A tip on the misogi breathing is to visualize your breath going out to the ends of the universe and bringing back life affirming energies that fill your system from all corners of creation.
Fullness of the Unit
We will use the basic Aikido technique morote-dori kokyu nage as our practice technique.
- Let’s begin with two rounds of morote-dori kokyu nage. As we do it try and remember your experience so we can refer back to it as our practice progresses.
- Feedback on the first round of practice.
Now we will work on each count of the energies of this unit- morote-dori kokyu nage-in turn to directly experience what each adds to create the fullness of the unit.
At each point there is a sense in which you become a different person, there is a shift in identity as we quoted Nadeau Sensei in the previous classes.
- As we do the morote-dori kokyu nage practice, ask the question what is your idea of the technique? This is a way to get in touch with count 1 of this unit. A moment or two of full presence will usually bring in a sense of what count 1 or the idea energy of this unit is.
- How did the focus on count 1, the idea of the technique change your experience?
- Let’s move on to the second count of this unit which is the structure. As we do the morote-dori kokyu nage practice, ask the what is your experience of the structure of the technique? This is a way to get in touch with count 2 of this unit. A moment or two of full presence will usually bring in a sense of what count 2 or the structure energy of this unit is.

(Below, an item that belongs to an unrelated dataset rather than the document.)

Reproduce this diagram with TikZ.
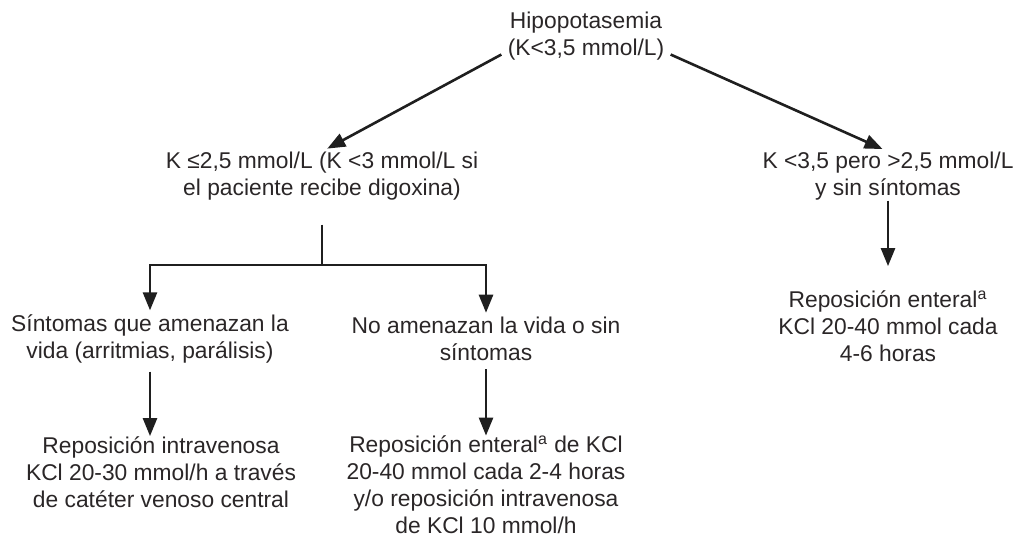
\documentclass[tikz,border=0pt]{standalone}
\usepackage{fontspec}
\setmainfont{Liberation Sans}
\usetikzlibrary{arrows.meta}
\definecolor{txtgray}{HTML}{2A2627}
\begin{document}
\begin{tikzpicture}[x=0.5pt,y=-0.5pt,
    every node/.style={align=center,text=txtgray,inner sep=0pt,font=\fontsize{11.4}{13.5}\selectfont},
    link/.style={line width=1.3pt,color=black!88},
    arr/.style={link,-{Triangle[width=7pt,length=9pt]}}]
    \useasboundingbox (0,0) rectangle (1020,538);

    \node(hipo) at (586,36){Hipopotasemia\\(K<3,5 mmol/L)};

    \node(low) at (322,176){K ≤2,5 mmol/L (K <3 mmol/L si\\el paciente recibe digoxina)};
    \node(mid) at (888,176){K <3,5 pero >2,5 mmol/L\\y sin síntomas};

    \node(sint) at (150,339){Síntomas que amenazan la\\vida (arritmias, parálisis)};
    \node(noam) at (486,339){No amenazan la vida o sin\\síntomas};
    \node(entr) at (888,326){Reposición enteral\textsuperscript{a}\\KCl 20-40 mmol cada\\4-6 horas};

    \node(ivr) at (161,472){Reposición intravenosa\\KCl 20-30 mmol/h a través\\de catéter venoso central};
    \node(ent) at (486,485){Reposición enteral\textsuperscript{a} de KCl\\20-40 mmol cada 2-4 horas\\y/o reposición intravenosa\\de KCl 10 mmol/h};

    \coordinate(split) at (322,265);

    \draw[arr,shorten >=3pt] ([shift={(-3pt,3pt)}]hipo.south west) -- (low.north);
    \draw[arr,shorten >=3pt] ([shift={(3pt,3pt)}]hipo.south east) -- (mid.north);

    \draw[link,shorten <=12pt] (low.south) -- (split);
    \draw[arr,shorten >=2pt] (split) -| (sint.north);
    \draw[arr,shorten >=2pt] (split) -| (noam.north);

    \draw[arr,shorten <=4pt] (sint.south) -- (ivr.north -| sint.south);
    \draw[arr,shorten <=4pt] (noam.south) -- (ent.north);
    \draw[arr,shorten >=12pt] (mid.south) -- (entr.north);

  \end{tikzpicture}
\end{document}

- How did the focus on count 2, the structure of the technique change your experience?
- Now working on the third count of this unit which is the intuitive. As we do the morote-dori kokyu nage practice, ask the question what is your experience of the intuitive energy of the technique? This is a way to get in touch with count 3 of this unit. A moment or two of full presence will usually bring in a sense of what count 3 or the intuitive energy of this unit is.
- How did the focus on count 3, the intuitive energy of the technique change your experience?
- Let’s move on to the fourth count of this unit which is the unifying energy. As we do the morote-dori kokyu nage practice, ask the question what is your experience of the unifying energy of the technique? This is a way to get in touch with count 4 of this unit. A moment or two of full presence will usually bring in a sense of what count 4 or the unifying energy of this unit is.
- How did the focus on count 4, the unifying energy of the technique change your experience?
- There are milestones of fullness in units moving to a deeper level of consciousness with which we can then identify as our center of gravity just as we experienced with the I. Nadeau Sensei uses the analogy of starting out as tourist in a new place; then becoming a resident and then a citizen. Let’s go through one more round with morote-dori kokyu nage practice as our reference, and visualize instead of being held by a regular size person we are being held by a giant. Allow a moment for the energies of the unit to adjust. This will often create a disruption through which we must relax and open to the larger version of the energies of the unit.
- Repeat morote-dori kokyu nage. How did working with the technique with a giant as a partner change your experience?
In this class we began working with the experience of the unit. This included identifying and experiencing, at a working level, the four basic energies that make up the unit and what they each contribute to a fuller experience and improved performance. We then made one shift in dimensions and worked with the energies of the unit at that level.
Practice before next class
Pick a unit of your choice and work with the four counts of that unit and make one dimensional shift.
Vibration and Connection The Aikido That I Pursue Seishiro Endo (pg. 141).